On a military level, the operation was not a success, but the fault for this was the failure on the part of the Bophuthatswana Defence Force to provide the necessary logistical support and armoured personnel carriers as had been promised, and for the fact that a large number of army units switched support to the ANC backed uprising before the right wingers arrived in the country.
However, the portrayal of the operation as the "AWB being routed" is also not true - the facts were that the AWB went in and then left again after encountering a hostile reception from the BKA section in Mmbabatho. The AWB forces did not leave after being "defeated" by the Bophuthatswana army, as the media alleged, and in fact in the few incidents where fire fights took place, the casualty figures show that the AWB force acquitted themselves well in the face of far superior firepower.

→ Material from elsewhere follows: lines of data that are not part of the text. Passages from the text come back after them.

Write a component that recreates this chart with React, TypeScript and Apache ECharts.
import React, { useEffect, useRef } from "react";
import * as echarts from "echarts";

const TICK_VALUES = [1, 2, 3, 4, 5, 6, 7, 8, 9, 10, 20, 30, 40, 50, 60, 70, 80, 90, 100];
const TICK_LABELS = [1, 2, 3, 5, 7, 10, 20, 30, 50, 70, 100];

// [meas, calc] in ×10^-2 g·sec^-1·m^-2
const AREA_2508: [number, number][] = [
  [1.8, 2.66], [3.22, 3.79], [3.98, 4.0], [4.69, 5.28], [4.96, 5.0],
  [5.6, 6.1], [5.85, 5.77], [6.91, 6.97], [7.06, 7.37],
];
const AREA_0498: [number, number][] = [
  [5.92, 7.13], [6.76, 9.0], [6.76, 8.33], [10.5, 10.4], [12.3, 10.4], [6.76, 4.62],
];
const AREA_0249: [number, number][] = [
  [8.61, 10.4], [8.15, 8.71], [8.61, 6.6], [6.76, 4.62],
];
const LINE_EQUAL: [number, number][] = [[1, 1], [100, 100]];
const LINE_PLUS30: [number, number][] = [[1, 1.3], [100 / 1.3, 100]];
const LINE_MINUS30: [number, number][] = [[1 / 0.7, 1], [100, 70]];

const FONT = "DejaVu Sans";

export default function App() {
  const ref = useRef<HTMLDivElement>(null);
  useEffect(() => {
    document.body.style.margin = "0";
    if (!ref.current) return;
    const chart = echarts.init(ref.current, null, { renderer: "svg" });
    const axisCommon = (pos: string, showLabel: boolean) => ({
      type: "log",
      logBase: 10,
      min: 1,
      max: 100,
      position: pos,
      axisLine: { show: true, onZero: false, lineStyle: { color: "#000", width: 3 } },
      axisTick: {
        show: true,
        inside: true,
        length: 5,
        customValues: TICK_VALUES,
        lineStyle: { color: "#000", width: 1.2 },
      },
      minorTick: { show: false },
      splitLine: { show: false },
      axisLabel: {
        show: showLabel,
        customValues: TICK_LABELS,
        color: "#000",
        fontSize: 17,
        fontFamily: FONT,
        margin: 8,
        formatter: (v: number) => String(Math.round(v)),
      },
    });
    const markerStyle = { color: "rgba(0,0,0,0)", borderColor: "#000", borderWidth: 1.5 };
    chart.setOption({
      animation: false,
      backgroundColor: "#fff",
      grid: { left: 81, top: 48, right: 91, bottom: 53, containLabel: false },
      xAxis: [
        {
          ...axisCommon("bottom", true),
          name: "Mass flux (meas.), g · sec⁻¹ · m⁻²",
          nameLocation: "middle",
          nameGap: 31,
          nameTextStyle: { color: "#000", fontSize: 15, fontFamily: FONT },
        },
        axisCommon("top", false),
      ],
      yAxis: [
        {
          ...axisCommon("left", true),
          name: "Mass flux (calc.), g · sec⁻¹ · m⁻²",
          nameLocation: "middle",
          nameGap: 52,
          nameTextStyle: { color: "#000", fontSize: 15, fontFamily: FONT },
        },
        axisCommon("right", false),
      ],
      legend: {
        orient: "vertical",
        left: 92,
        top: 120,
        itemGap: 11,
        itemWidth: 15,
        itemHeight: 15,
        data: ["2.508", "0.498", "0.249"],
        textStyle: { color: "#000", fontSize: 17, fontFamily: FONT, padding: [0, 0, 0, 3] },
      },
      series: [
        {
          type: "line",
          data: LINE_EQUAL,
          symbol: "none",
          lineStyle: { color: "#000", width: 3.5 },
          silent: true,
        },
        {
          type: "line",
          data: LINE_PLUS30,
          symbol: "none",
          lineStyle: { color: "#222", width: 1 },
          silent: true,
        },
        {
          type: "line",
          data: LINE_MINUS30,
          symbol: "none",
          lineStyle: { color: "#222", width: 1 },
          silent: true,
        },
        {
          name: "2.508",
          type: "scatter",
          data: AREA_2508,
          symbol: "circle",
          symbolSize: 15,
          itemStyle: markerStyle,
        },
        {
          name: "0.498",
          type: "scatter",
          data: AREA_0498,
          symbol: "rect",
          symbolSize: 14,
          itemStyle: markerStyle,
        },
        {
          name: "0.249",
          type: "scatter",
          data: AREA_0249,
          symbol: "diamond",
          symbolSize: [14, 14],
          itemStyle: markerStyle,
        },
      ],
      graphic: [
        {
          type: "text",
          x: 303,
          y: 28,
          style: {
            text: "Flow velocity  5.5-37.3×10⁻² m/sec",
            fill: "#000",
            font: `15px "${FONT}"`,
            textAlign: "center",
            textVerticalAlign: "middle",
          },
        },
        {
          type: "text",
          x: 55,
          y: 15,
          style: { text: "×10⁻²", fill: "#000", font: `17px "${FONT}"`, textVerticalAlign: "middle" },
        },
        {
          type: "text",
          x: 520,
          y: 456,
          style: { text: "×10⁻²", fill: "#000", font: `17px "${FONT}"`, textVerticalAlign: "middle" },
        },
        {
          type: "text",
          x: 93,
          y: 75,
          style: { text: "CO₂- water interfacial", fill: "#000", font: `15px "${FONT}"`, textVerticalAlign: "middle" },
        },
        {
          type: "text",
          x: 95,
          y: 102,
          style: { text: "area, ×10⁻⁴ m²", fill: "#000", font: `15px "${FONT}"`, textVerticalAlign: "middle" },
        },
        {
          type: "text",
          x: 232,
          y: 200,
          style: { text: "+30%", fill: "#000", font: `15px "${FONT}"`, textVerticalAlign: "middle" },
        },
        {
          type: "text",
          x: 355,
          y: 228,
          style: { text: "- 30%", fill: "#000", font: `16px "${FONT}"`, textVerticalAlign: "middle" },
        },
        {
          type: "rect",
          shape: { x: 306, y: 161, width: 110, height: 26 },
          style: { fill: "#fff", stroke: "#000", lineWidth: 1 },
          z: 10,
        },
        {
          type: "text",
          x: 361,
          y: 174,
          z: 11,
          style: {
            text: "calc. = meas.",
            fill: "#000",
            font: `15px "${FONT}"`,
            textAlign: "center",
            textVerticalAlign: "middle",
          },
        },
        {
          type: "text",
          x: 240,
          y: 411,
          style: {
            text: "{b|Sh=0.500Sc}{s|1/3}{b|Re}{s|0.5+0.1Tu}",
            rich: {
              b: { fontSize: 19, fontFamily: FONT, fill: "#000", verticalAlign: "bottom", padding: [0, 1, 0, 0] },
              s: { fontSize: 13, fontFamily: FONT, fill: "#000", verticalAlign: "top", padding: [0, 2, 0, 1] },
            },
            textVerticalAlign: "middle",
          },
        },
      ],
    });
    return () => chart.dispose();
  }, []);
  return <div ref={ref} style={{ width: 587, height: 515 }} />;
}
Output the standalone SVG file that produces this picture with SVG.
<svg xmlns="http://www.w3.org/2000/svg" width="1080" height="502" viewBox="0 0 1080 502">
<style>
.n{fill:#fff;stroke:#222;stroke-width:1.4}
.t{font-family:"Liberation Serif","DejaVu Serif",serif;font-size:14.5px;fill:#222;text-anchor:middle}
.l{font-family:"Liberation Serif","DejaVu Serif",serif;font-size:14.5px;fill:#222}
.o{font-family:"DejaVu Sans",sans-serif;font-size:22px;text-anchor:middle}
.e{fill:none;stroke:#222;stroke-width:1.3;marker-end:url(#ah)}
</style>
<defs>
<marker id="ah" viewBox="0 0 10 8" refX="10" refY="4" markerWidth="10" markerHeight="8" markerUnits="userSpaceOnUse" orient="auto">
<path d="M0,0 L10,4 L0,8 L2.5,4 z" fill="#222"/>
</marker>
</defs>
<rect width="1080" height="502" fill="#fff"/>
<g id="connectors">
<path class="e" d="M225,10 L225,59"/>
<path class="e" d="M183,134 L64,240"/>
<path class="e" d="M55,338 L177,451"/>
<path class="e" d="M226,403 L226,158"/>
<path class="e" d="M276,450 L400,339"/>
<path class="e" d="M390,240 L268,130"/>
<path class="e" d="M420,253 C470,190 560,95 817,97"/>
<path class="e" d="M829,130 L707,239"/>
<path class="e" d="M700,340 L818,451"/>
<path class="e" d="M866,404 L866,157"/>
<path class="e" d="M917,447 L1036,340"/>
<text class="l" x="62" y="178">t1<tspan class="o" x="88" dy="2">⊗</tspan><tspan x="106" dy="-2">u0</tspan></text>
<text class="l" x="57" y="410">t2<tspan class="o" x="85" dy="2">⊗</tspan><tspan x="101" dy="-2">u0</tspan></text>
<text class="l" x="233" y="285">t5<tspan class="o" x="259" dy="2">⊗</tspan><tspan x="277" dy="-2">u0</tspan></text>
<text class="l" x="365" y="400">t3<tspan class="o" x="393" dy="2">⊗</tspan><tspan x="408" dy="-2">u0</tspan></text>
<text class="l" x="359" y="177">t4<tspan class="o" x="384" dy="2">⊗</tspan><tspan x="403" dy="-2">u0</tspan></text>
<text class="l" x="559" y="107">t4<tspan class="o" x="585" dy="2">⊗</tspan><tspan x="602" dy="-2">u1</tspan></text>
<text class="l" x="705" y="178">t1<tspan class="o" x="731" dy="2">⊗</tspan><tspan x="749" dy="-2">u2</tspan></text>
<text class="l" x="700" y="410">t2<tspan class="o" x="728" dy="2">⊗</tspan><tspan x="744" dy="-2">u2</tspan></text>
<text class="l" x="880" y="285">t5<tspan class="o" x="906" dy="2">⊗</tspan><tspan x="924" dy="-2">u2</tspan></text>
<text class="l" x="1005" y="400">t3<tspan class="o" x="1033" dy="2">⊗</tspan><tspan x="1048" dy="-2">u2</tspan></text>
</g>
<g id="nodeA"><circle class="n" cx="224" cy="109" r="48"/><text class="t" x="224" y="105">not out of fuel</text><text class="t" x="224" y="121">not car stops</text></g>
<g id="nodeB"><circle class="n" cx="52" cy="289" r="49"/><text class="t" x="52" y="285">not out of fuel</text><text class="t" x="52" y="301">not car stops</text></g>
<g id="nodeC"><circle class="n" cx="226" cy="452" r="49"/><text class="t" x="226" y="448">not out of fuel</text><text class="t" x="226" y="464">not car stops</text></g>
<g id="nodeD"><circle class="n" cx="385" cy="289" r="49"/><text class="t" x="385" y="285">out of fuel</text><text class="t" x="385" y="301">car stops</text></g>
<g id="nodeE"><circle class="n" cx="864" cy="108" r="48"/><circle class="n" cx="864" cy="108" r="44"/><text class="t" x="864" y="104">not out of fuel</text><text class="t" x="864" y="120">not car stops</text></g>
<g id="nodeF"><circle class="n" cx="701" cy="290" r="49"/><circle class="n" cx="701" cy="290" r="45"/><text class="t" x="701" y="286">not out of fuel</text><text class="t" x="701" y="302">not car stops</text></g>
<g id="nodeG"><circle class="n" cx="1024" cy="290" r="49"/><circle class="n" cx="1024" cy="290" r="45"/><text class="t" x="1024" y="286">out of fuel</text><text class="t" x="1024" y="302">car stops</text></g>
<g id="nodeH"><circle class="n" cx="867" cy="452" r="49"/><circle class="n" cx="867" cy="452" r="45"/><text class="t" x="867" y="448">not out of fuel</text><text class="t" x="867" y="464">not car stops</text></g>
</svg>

The interesting contradiction raised by Terre'Blanche - why would Viljoen, who was going to take part in the election, want to help Mangope, who did not want to take part in the election, can only be explained by the intention of the Bophuthatswana government to hold a full sitting of its parliament the week following its downfall. This session of the Bophuthatswana parliament would have in all likelihood have reversed the decision to stay out of the elections, and Mangope and his supporters would have then been able to enter the election in their own right.
Viljoen was in all likelihood aware of this, and his motivation in going in try and stabilise Mangope was to enable him to take part in the election. The AWB of course went in to Bophuthatswana with the intention of stabilising Mangope - but intending to keep him out of the election. The AWB's presence in the homeland must have then come as an unwelcome surprise for the Viljoen faction.